Data lines
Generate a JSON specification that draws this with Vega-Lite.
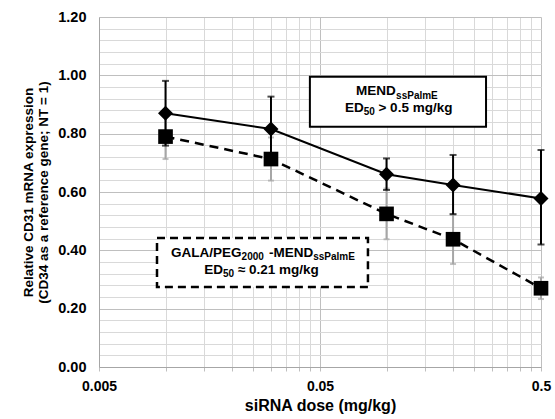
{
  "$schema": "https://vega.github.io/schema/vega-lite/v6.json",
  "width": 442,
  "height": 350,
  "autosize": "none",
  "padding": {"left": 99, "top": 17, "right": 14, "bottom": 52},
  "background": "white",
  "resolve": {"axis": {"x": "independent", "y": "independent"}},
  "config": {
    "font": "Liberation Sans",
    "view": {"stroke": null},
    "axis": {"labelFont": "Liberation Sans", "titleFont": "Liberation Sans", "labelFontWeight": "bold", "titleFontWeight": "bold", "labelColor": "#000", "titleColor": "#000"},
    "text": {"font": "Liberation Sans", "fontWeight": "bold", "align": "left", "baseline": "alphabetic", "color": "#000"}
  },
  "datasets": {
    "pts": [
      {"series": "MEND", "dose": 0.01, "val": 0.870, "lo": 0.759, "hi": 0.981},
      {"series": "MEND", "dose": 0.03, "val": 0.816, "lo": 0.706, "hi": 0.927},
      {"series": "MEND", "dose": 0.1, "val": 0.661, "lo": 0.607, "hi": 0.715},
      {"series": "MEND", "dose": 0.2, "val": 0.624, "lo": 0.524, "hi": 0.727},
      {"series": "MEND", "dose": 0.5, "val": 0.578, "lo": 0.420, "hi": 0.744},
      {"series": "GALA", "dose": 0.01, "val": 0.790, "lo": 0.713, "hi": 0.867},
      {"series": "GALA", "dose": 0.03, "val": 0.713, "lo": 0.639, "hi": 0.787},
      {"series": "GALA", "dose": 0.1, "val": 0.525, "lo": 0.438, "hi": 0.612},
      {"series": "GALA", "dose": 0.2, "val": 0.438, "lo": 0.353, "hi": 0.523},
      {"series": "GALA", "dose": 0.5, "val": 0.270, "lo": 0.233, "hi": 0.307}
    ],
    "labels": [
      {"box": 1, "line": 1, "t": "MEND", "ord": 1},
      {"box": 1, "line": 1, "t": "ssPalmE", "ord": 2},
      {"box": 1, "line": 2, "t": "ED", "ord": 1},
      {"box": 1, "line": 2, "t": "50", "ord": 2},
      {"box": 1, "line": 2, "t": "> 0.5 mg/kg", "ord": 3},
      {"box": 2, "line": 1, "t": "GALA/PEG", "ord": 1},
      {"box": 2, "line": 1, "t": "2000", "ord": 2},
      {"box": 2, "line": 1, "t": "-MEND", "ord": 3},
      {"box": 2, "line": 1, "t": "ssPalmE", "ord": 4},
      {"box": 2, "line": 2, "t": "ED", "ord": 1},
      {"box": 2, "line": 2, "t": "50", "ord": 2},
      {"box": 2, "line": 2, "t": "≈ 0.21 mg/kg", "ord": 3}
    ]
  },
  "layer": [
    {
      "data": {"name": "pts"},
      "encoding": {
        "x": {
          "field": "dose", "type": "quantitative",
          "scale": {"type": "log", "domain": [0.005, 0.5], "nice": false},
          "axis": {
            "title": "siRNA dose (mg/kg)",
            "titleFontSize": 16,
            "titlePadding": 4,
            "values": [0.005, 0.01, 0.015, 0.02, 0.025, 0.03, 0.035, 0.04, 0.045, 0.05, 0.1, 0.15, 0.2, 0.25, 0.3, 0.35, 0.4, 0.45, 0.5],
            "format": ".3~f",
            "labelExpr": "(abs(datum.value-0.005)<1e-9 || abs(datum.value-0.05)<1e-9 || abs(datum.value-0.5)<1e-9) ? datum.label : ''",
            "labelFontSize": 14,
            "labelPadding": 8,
            "labelFlush": false,
            "labelOverlap": false,
            "tickSize": 4,
            "tickColor": "#bfbfbf",
            "domainColor": "#a6a6a6",
            "domainWidth": 1,
            "grid": true,
            "gridColor": {"condition": {"test": "abs(datum.value-0.005)<1e-9 || abs(datum.value-0.05)<1e-9 || abs(datum.value-0.5)<1e-9", "value": "#bfbfbf"}, "value": "#d9d9d9"},
            "gridWidth": 1
          }
        },
        "y": {
          "field": "val", "type": "quantitative",
          "scale": {"domain": [0, 1.2], "nice": false},
          "axis": {
            "title": ["Relative CD31 mRNA expression", "(CD34 as a reference gene; NT = 1)"],
            "titleFontSize": 13.5,
            "titleLineHeight": 15,
            "titlePadding": 7,
            "values": [0, 0.04, 0.08, 0.12, 0.16, 0.2, 0.24, 0.28, 0.32, 0.36, 0.4, 0.44, 0.48, 0.52, 0.56, 0.6, 0.64, 0.68, 0.72, 0.76, 0.8, 0.84, 0.88, 0.92, 0.96, 1.0, 1.04, 1.08, 1.12, 1.16, 1.2],
            "format": ".2f",
            "labelExpr": "round(datum.value*25) % 5 === 0 ? datum.label : ''",
            "labelFontSize": 14.5,
            "labelPadding": 13,
            "labelOverlap": false,
            "labelFlush": false,
            "ticks": false,
            "domainColor": "#a6a6a6",
            "grid": true,
            "gridColor": {"condition": {"test": "round(datum.value*25) % 5 === 0", "value": "#bfbfbf"}, "value": "#d9d9d9"},
            "gridWidth": 1
          }
        }
      },
      "layer": [
        {
          "transform": [{"filter": "datum.series === 'GALA'"}],
          "mark": {"type": "errorbar", "ticks": true, "size": 6, "thickness": 2, "color": "#a6a6a6"},
          "encoding": {"y": {"field": "lo", "type": "quantitative"}, "y2": {"field": "hi"}}
        },
        {
          "transform": [{"filter": "datum.series === 'MEND'"}],
          "mark": {"type": "errorbar", "ticks": true, "size": 7, "thickness": 2, "color": "#000000"},
          "encoding": {"y": {"field": "lo", "type": "quantitative"}, "y2": {"field": "hi"}}
        },
        {
          "transform": [{"filter": "datum.series === 'GALA'"}],
          "mark": {"type": "line", "color": "#000", "strokeWidth": 2.5, "strokeDash": [9, 6]},
          "encoding": {}
        },
        {
          "transform": [{"filter": "datum.series === 'MEND'"}],
          "mark": {"type": "line", "color": "#000", "strokeWidth": 2},
          "encoding": {}
        },
        {
          "transform": [{"filter": "datum.series === 'GALA'"}],
          "mark": {"type": "point", "shape": "square", "filled": true, "opacity": 1, "color": "#000", "size": 215},
          "encoding": {}
        },
        {
          "transform": [{"filter": "datum.series === 'MEND'"}],
          "mark": {"type": "point", "shape": "diamond", "filled": true, "opacity": 1, "color": "#000", "size": 225},
          "encoding": {}
        }
      ]
    },
    {
      "data": {"values": [{"k": 1}]},
      "mark": {"type": "rect", "fill": "white", "stroke": "#000", "strokeWidth": 2},
      "encoding": {
        "x": {"datum": 0.045, "type": "quantitative", "axis": null},
        "x2": {"datum": 0.282},
        "y": {"datum": 0.995, "type": "quantitative", "axis": null},
        "y2": {"datum": 0.824}
      }
    },
    {
      "data": {"values": [{"k": 1}]},
      "mark": {"type": "rect", "fill": "white", "stroke": "#000", "strokeWidth": 2.5, "strokeDash": [8, 5]},
      "encoding": {
        "x": {"datum": 0.00915, "type": "quantitative", "axis": null},
        "x2": {"datum": 0.0824},
        "y": {"datum": 0.442, "type": "quantitative", "axis": null},
        "y2": {"datum": 0.274}
      }
    },
    {"data": {"name": "labels"}, "transform": [{"filter": "datum.box===1 && datum.line===1 && datum.ord===1"}], "mark": {"type": "text", "fontSize": 13.5, "dx": 46}, "encoding": {"x": {"datum": 0.045, "type": "quantitative", "axis": null}, "y": {"datum": 0.932, "type": "quantitative", "axis": null}, "text": {"field": "t"}}},
    {"data": {"name": "labels"}, "transform": [{"filter": "datum.box===1 && datum.line===1 && datum.ord===2"}], "mark": {"type": "text", "fontSize": 10, "dx": 86.2, "dy": 4}, "encoding": {"x": {"datum": 0.045, "type": "quantitative", "axis": null}, "y": {"datum": 0.932, "type": "quantitative", "axis": null}, "text": {"field": "t"}}},
    {"data": {"name": "labels"}, "transform": [{"filter": "datum.box===1 && datum.line===2 && datum.ord===1"}], "mark": {"type": "text", "fontSize": 13.5, "dx": 35}, "encoding": {"x": {"datum": 0.045, "type": "quantitative", "axis": null}, "y": {"datum": 0.875, "type": "quantitative", "axis": null}, "text": {"field": "t"}}},
    {"data": {"name": "labels"}, "transform": [{"filter": "datum.box===1 && datum.line===2 && datum.ord===2"}], "mark": {"type": "text", "fontSize": 10, "dx": 53.8, "dy": 3}, "encoding": {"x": {"datum": 0.045, "type": "quantitative", "axis": null}, "y": {"datum": 0.875, "type": "quantitative", "axis": null}, "text": {"field": "t"}}},
    {"data": {"name": "labels"}, "transform": [{"filter": "datum.box===1 && datum.line===2 && datum.ord===3"}], "mark": {"type": "text", "fontSize": 13.5, "dx": 68.6}, "encoding": {"x": {"datum": 0.045, "type": "quantitative", "axis": null}, "y": {"datum": 0.875, "type": "quantitative", "axis": null}, "text": {"field": "t"}}},
    {"data": {"name": "labels"}, "transform": [{"filter": "datum.box===2 && datum.line===1 && datum.ord===1"}], "mark": {"type": "text", "fontSize": 13.5, "dx": 14}, "encoding": {"x": {"datum": 0.00915, "type": "quantitative", "axis": null}, "y": {"datum": 0.378, "type": "quantitative", "axis": null}, "text": {"field": "t"}}},
    {"data": {"name": "labels"}, "transform": [{"filter": "datum.box===2 && datum.line===1 && datum.ord===2"}], "mark": {"type": "text", "fontSize": 10, "dx": 84.6, "dy": 3}, "encoding": {"x": {"datum": 0.00915, "type": "quantitative", "axis": null}, "y": {"datum": 0.378, "type": "quantitative", "axis": null}, "text": {"field": "t"}}},
    {"data": {"name": "labels"}, "transform": [{"filter": "datum.box===2 && datum.line===1 && datum.ord===3"}], "mark": {"type": "text", "fontSize": 13.5, "dx": 112}, "encoding": {"x": {"datum": 0.00915, "type": "quantitative", "axis": null}, "y": {"datum": 0.378, "type": "quantitative", "axis": null}, "text": {"field": "t"}}},
    {"data": {"name": "labels"}, "transform": [{"filter": "datum.box===2 && datum.line===1 && datum.ord===4"}], "mark": {"type": "text", "fontSize": 10, "dx": 156.2, "dy": 3}, "encoding": {"x": {"datum": 0.00915, "type": "quantitative", "axis": null}, "y": {"datum": 0.378, "type": "quantitative", "axis": null}, "text": {"field": "t"}}},
    {"data": {"name": "labels"}, "transform": [{"filter": "datum.box===2 && datum.line===2 && datum.ord===1"}], "mark": {"type": "text", "fontSize": 13.5, "dx": 47.3}, "encoding": {"x": {"datum": 0.00915, "type": "quantitative", "axis": null}, "y": {"datum": 0.320, "type": "quantitative", "axis": null}, "text": {"field": "t"}}},
    {"data": {"name": "labels"}, "transform": [{"filter": "datum.box===2 && datum.line===2 && datum.ord===2"}], "mark": {"type": "text", "fontSize": 10, "dx": 66, "dy": 3}, "encoding": {"x": {"datum": 0.00915, "type": "quantitative", "axis": null}, "y": {"datum": 0.320, "type": "quantitative", "axis": null}, "text": {"field": "t"}}},
    {"data": {"name": "labels"}, "transform": [{"filter": "datum.box===2 && datum.line===2 && datum.ord===3"}], "mark": {"type": "text", "fontSize": 13.5, "dx": 80.9}, "encoding": {"x": {"datum": 0.00915, "type": "quantitative", "axis": null}, "y": {"datum": 0.320, "type": "quantitative", "axis": null}, "text": {"field": "t"}}}
  ]
}
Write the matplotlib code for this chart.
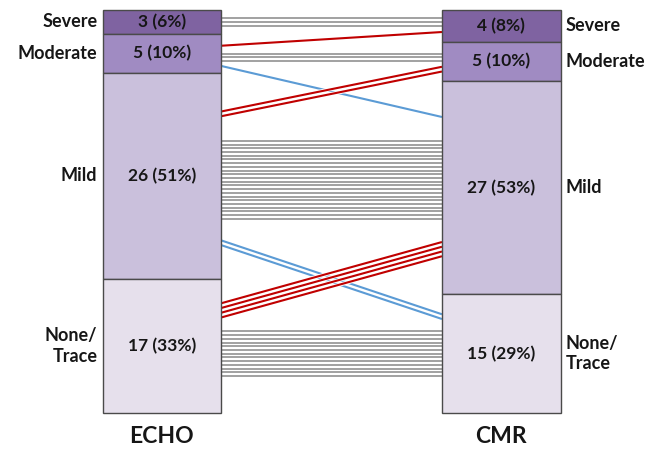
import matplotlib

matplotlib.use("Agg")

import matplotlib.pyplot as plt
import matplotlib.patheffects as pe
from matplotlib.patches import Rectangle

# data
categories = ["Severe", "Moderate", "Mild", "None/\nTrace"]  # top to bottom
methods = ["ECHO", "CMR"]
echo_counts = [3, 5, 26, 17]
cmr_counts = [4, 5, 27, 15]
echo_pct = [6, 10, 51, 33]
cmr_pct = [8, 10, 53, 29]
# patients moving from ECHO grade (row) to CMR grade (column)
flows = [
    [3, 0, 0, 0],
    [1, 3, 1, 0],
    [0, 2, 22, 2],
    [0, 0, 4, 13],
]

FILLS = ["#7f63a1", "#a08bc2", "#cac0dc", "#e6e0ec"]
SAME = "#9a9a9a"
UP = "#c00000"
DOWN = "#5b9bd5"
INK = "#161616"
FONT = ["Lato", "DejaVu Sans"]

BAR_W = 0.35
PITCH = 0.47
CROSS_PITCH = 0.6
CROSS_FRAC = 0.4  # how far crossing lines sit between gray block and bar edge


def segments(counts):
    total = sum(counts)
    top = total
    out = []
    for c in counts:
        out.append((top - c, top))
        top -= c
    return out


def spread(center, n, pitch):
    return [center + pitch * ((n - 1) / 2 - k) for k in range(n)]


fig = plt.figure(figsize=(6.46, 4.49), dpi=100, facecolor="white")
ax = fig.add_axes([0, 0, 1, 1])
ax.set_xlim(-0.477, 1.426)
ax.set_ylim(-4.56, 52.27)
ax.axis("off")

left = segments(echo_counts)
right = segments(cmr_counts)
x0 = BAR_W / 2
x1 = 1 - BAR_W / 2

# bars
for xc, segs, counts, pcts in [(0, left, echo_counts, echo_pct), (1, right, cmr_counts, cmr_pct)]:
    for i, (lo, hi) in enumerate(segs):
        ax.add_patch(Rectangle((xc - BAR_W / 2, lo), BAR_W, hi - lo, facecolor=FILLS[i],
                               edgecolor="#4a4a4a", linewidth=1.0, zorder=2))
        ax.text(xc, (lo + hi) / 2, f"{counts[i]} ({pcts[i]}%)", ha="center", va="center",
                fontsize=12.5, fontweight="bold", family=FONT, color=INK, zorder=3)

# gray blocks: patients with the same grade on both
gray_blocks = []
for i in range(len(categories)):
    lo = max(left[i][0], right[i][0])
    hi = min(left[i][1], right[i][1])
    ys = spread((lo + hi) / 2, flows[i][i], PITCH)
    gray_blocks.append((min(ys), max(ys)))
    for y in ys:
        ax.plot([x0, x1], [y, y], color=SAME, lw=1.3, solid_capstyle="butt", zorder=1,
                path_effects=[pe.Stroke(linewidth=2.4, foreground="white"), pe.Normal()])

# end positions for changing patients
left_pos = {}
right_pos = {}
for i in range(len(categories)):
    g_lo, g_hi = gray_blocks[i]
    # left side, ECHO grade i
    up = [j for j in range(len(categories)) if j < i for _ in range(flows[i][j])]
    down = [j for j in range(len(categories)) if j > i for _ in range(flows[i][j])]
    ys = spread(g_hi + CROSS_FRAC * (left[i][1] - g_hi), len(up), CROSS_PITCH)
    for j, y in zip(up, ys):
        left_pos.setdefault((i, j), []).append(y)
    ys = spread(g_lo - CROSS_FRAC * (g_lo - left[i][0]), len(down), CROSS_PITCH)
    for j, y in zip(down, ys):
        left_pos.setdefault((i, j), []).append(y)
    # right side, CMR grade i
    came_down = [k for k in range(len(categories)) if k < i for _ in range(flows[k][i])]
    came_up = [k for k in range(len(categories)) if k > i for _ in range(flows[k][i])]
    ys = spread(g_hi + CROSS_FRAC * (right[i][1] - g_hi), len(came_down), CROSS_PITCH)
    for k, y in zip(came_down, ys):
        right_pos.setdefault((k, i), []).append(y)
    ys = spread(g_lo - CROSS_FRAC * (g_lo - right[i][0]), len(came_up), CROSS_PITCH)
    for k, y in zip(came_up, ys):
        right_pos.setdefault((k, i), []).append(y)

for key, ys_l in left_pos.items():
    ys_r = right_pos[key]
    color = UP if key[1] < key[0] else DOWN
    for yl, yr in zip(ys_l, ys_r):
        ax.plot([x0, x1], [yl, yr], color=color, lw=1.5, solid_capstyle="butt", zorder=1.5,
                path_effects=[pe.Stroke(linewidth=2.8, foreground="white"), pe.Normal()])

# grade labels
for i, name in enumerate(categories):
    ax.text(x0 - BAR_W - 0.015, sum(left[i]) / 2, name, ha="right", va="center",
            fontsize=13, fontweight="bold", family=FONT, color=INK, linespacing=1.25)
    ax.text(x1 + BAR_W + 0.015, sum(right[i]) / 2, name, ha="left", va="center",
            fontsize=13, fontweight="bold", family=FONT, color=INK, linespacing=1.25)

for xc, name in enumerate(methods):
    ax.text(xc, -3.0, name, ha="center", va="center", fontsize=16.5, fontweight="bold",
            family=FONT, color=INK)

fig.savefig("out.png", dpi=100, facecolor="white")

What is expected
Go to the line that contains "Write the matplotlib code for this chart." and copy from there down to the line that contains "x1 = 1 - BAR_W / 2", with both lines included. Pass over the pictures.

Full output
Write the matplotlib code for this chart.
import matplotlib

matplotlib.use("Agg")

import matplotlib.pyplot as plt
import matplotlib.patheffects as pe
from matplotlib.patches import Rectangle

# data
categories = ["Severe", "Moderate", "Mild", "None/\nTrace"]  # top to bottom
methods = ["ECHO", "CMR"]
echo_counts = [3, 5, 26, 17]
cmr_counts = [4, 5, 27, 15]
echo_pct = [6, 10, 51, 33]
cmr_pct = [8, 10, 53, 29]
# patients moving from ECHO grade (row) to CMR grade (column)
flows = [
    [3, 0, 0, 0],
    [1, 3, 1, 0],
    [0, 2, 22, 2],
    [0, 0, 4, 13],
]

FILLS = ["#7f63a1", "#a08bc2", "#cac0dc", "#e6e0ec"]
SAME = "#9a9a9a"
UP = "#c00000"
DOWN = "#5b9bd5"
INK = "#161616"
FONT = ["Lato", "DejaVu Sans"]

BAR_W = 0.35
PITCH = 0.47
CROSS_PITCH = 0.6
CROSS_FRAC = 0.4  # how far crossing lines sit between gray block and bar edge


def segments(counts):
    total = sum(counts)
    top = total
    out = []
    for c in counts:
        out.append((top - c, top))
        top -= c
    return out


def spread(center, n, pitch):
    return [center + pitch * ((n - 1) / 2 - k) for k in range(n)]


fig = plt.figure(figsize=(6.46, 4.49), dpi=100, facecolor="white")
ax = fig.add_axes([0, 0, 1, 1])
ax.set_xlim(-0.477, 1.426)
ax.set_ylim(-4.56, 52.27)
ax.axis("off")

left = segments(echo_counts)
right = segments(cmr_counts)
x0 = BAR_W / 2
x1 = 1 - BAR_W / 2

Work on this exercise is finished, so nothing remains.